* Dataset section:
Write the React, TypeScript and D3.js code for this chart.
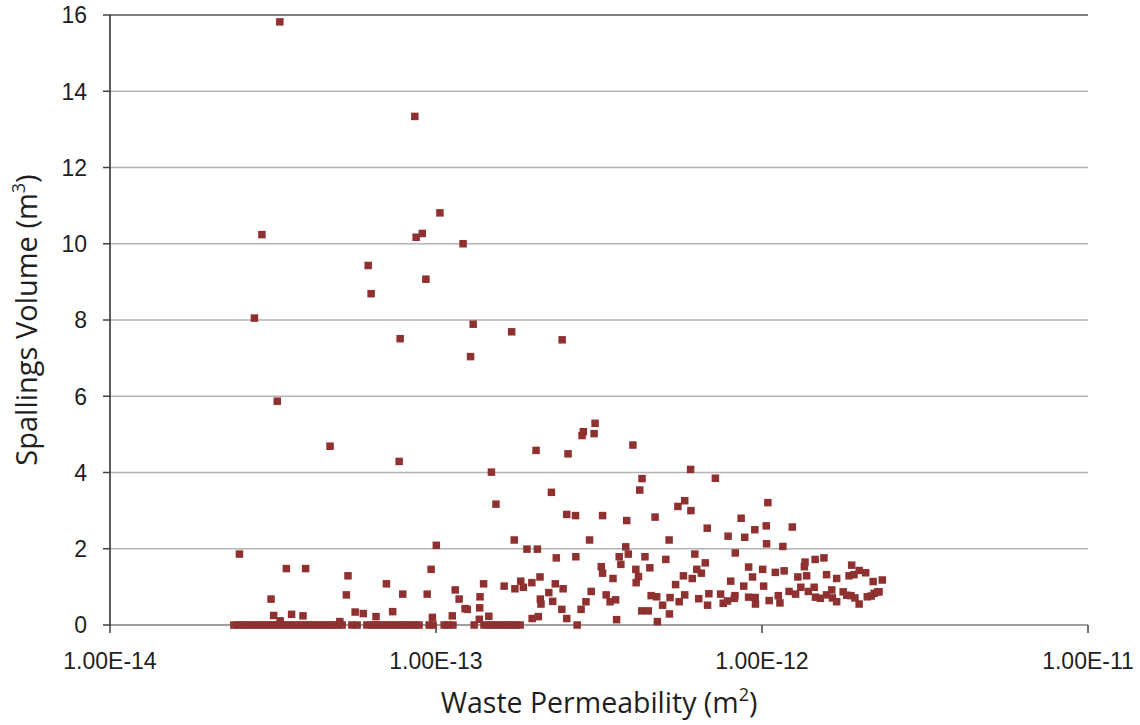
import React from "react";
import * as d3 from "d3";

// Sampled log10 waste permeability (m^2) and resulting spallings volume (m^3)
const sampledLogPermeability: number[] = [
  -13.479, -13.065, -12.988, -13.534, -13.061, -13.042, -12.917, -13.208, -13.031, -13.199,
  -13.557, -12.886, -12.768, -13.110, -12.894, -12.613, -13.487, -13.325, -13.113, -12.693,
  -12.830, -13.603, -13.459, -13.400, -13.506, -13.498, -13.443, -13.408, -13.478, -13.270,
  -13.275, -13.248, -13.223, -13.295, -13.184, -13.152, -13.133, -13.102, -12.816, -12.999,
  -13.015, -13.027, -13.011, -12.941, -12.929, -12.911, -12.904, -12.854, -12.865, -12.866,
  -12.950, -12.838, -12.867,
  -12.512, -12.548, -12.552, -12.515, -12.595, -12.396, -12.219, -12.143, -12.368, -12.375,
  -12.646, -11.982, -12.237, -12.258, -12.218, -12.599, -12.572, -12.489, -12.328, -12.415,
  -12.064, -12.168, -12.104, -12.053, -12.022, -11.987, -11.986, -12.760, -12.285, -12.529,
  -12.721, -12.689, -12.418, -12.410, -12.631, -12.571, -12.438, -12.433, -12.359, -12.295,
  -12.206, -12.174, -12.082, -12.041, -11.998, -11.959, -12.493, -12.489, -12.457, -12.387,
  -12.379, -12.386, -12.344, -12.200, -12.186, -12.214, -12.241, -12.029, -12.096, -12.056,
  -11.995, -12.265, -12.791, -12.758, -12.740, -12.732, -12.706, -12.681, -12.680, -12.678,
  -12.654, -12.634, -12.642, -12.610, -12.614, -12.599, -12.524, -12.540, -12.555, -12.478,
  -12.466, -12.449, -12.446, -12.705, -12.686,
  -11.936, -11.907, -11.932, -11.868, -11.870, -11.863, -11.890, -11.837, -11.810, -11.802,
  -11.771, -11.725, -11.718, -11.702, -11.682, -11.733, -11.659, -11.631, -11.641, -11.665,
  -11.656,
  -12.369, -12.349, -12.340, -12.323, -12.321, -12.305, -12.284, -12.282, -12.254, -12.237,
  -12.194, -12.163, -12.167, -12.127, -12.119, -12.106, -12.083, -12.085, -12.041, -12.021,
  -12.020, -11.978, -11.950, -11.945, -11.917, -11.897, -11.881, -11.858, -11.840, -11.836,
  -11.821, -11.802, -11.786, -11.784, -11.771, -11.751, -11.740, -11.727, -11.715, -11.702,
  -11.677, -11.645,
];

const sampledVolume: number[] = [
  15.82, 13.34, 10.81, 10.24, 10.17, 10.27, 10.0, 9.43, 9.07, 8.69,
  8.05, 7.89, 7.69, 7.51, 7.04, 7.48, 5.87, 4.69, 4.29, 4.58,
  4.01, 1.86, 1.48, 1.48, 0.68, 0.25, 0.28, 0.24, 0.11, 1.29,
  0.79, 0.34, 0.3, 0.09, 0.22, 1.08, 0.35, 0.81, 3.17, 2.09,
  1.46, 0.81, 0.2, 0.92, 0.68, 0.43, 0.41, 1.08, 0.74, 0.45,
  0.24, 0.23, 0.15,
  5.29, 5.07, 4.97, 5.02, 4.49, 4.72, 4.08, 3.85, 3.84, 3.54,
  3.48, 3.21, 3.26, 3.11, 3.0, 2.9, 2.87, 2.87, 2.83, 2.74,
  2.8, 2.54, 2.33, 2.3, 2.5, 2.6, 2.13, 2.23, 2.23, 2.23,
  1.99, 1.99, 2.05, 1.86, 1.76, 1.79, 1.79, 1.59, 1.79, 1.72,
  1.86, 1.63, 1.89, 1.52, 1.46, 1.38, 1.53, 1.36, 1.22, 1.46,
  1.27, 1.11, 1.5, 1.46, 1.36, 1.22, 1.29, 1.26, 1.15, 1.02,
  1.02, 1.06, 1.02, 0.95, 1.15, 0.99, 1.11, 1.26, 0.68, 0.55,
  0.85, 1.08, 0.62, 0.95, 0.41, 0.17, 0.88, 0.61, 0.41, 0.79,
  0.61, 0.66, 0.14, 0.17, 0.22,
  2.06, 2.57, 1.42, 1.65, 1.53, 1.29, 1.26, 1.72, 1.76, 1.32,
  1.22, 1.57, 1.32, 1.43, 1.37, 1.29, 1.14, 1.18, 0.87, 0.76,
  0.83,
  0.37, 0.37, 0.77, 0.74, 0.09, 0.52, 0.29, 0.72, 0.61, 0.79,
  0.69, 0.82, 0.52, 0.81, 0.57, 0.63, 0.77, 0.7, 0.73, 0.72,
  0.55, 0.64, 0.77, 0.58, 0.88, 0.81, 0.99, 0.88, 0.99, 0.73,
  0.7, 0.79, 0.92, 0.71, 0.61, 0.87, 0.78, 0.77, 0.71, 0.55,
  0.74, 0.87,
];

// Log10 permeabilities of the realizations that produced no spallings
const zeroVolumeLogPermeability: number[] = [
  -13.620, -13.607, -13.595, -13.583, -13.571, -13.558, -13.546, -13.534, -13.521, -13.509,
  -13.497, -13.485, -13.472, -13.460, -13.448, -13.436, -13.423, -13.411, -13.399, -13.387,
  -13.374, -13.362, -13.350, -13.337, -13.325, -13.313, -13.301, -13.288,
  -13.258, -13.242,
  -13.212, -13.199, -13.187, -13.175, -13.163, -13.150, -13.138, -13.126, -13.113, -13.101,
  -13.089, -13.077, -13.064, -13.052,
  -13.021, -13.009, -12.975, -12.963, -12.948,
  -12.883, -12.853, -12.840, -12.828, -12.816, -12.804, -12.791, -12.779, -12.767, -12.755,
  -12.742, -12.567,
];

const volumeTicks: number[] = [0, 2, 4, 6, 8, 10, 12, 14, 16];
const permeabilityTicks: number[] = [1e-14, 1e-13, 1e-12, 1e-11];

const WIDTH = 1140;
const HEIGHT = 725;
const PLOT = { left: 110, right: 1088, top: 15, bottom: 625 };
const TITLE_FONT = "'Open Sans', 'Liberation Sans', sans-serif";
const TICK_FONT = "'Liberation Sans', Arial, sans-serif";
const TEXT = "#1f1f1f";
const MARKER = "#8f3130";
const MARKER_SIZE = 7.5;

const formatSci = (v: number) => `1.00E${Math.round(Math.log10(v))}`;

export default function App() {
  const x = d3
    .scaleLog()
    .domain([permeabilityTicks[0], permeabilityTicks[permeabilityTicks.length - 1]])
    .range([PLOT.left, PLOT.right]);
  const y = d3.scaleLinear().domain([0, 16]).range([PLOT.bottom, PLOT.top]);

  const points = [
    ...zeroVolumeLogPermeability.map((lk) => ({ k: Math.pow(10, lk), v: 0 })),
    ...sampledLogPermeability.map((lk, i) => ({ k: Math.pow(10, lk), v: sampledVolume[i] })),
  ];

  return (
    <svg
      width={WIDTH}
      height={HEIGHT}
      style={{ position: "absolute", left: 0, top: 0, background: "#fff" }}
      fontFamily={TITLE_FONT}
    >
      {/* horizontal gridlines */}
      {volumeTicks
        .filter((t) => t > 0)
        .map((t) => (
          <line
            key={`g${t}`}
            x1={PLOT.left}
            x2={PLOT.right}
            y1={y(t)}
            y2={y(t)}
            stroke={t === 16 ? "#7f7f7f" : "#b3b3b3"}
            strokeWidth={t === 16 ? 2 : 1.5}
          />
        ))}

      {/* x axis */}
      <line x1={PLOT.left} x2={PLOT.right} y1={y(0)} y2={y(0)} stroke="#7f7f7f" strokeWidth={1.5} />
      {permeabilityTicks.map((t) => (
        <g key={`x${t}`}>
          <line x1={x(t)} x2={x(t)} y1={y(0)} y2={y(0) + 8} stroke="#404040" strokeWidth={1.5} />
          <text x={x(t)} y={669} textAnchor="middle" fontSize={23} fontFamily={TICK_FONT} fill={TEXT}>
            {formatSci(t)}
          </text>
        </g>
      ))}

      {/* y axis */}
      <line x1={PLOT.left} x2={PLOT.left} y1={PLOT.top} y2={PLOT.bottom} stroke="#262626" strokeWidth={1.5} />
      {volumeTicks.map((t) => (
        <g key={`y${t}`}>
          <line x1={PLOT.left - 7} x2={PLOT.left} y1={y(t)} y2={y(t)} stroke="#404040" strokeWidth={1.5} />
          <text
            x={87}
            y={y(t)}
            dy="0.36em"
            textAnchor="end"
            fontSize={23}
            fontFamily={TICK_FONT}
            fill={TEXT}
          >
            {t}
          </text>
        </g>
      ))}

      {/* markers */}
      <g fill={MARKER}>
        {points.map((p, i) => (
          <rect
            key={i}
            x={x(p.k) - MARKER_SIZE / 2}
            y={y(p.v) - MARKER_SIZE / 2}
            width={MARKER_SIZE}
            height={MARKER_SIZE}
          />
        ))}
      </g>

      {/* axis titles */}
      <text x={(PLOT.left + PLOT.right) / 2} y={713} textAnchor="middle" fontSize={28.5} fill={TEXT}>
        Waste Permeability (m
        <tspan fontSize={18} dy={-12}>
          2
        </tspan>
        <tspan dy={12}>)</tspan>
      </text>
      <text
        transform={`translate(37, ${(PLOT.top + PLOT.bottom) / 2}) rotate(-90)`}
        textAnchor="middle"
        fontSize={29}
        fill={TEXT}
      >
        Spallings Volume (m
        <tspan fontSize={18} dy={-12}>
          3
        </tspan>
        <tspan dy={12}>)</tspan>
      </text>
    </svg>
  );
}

* What is asked: Restate, line by line and word for word, everything from the top of the material through the line that contains "import * as". Leave pictures out.

* Expected answer:
Write the React, TypeScript and D3.js code for this chart.
import React from "react";
import * as d3 from "d3";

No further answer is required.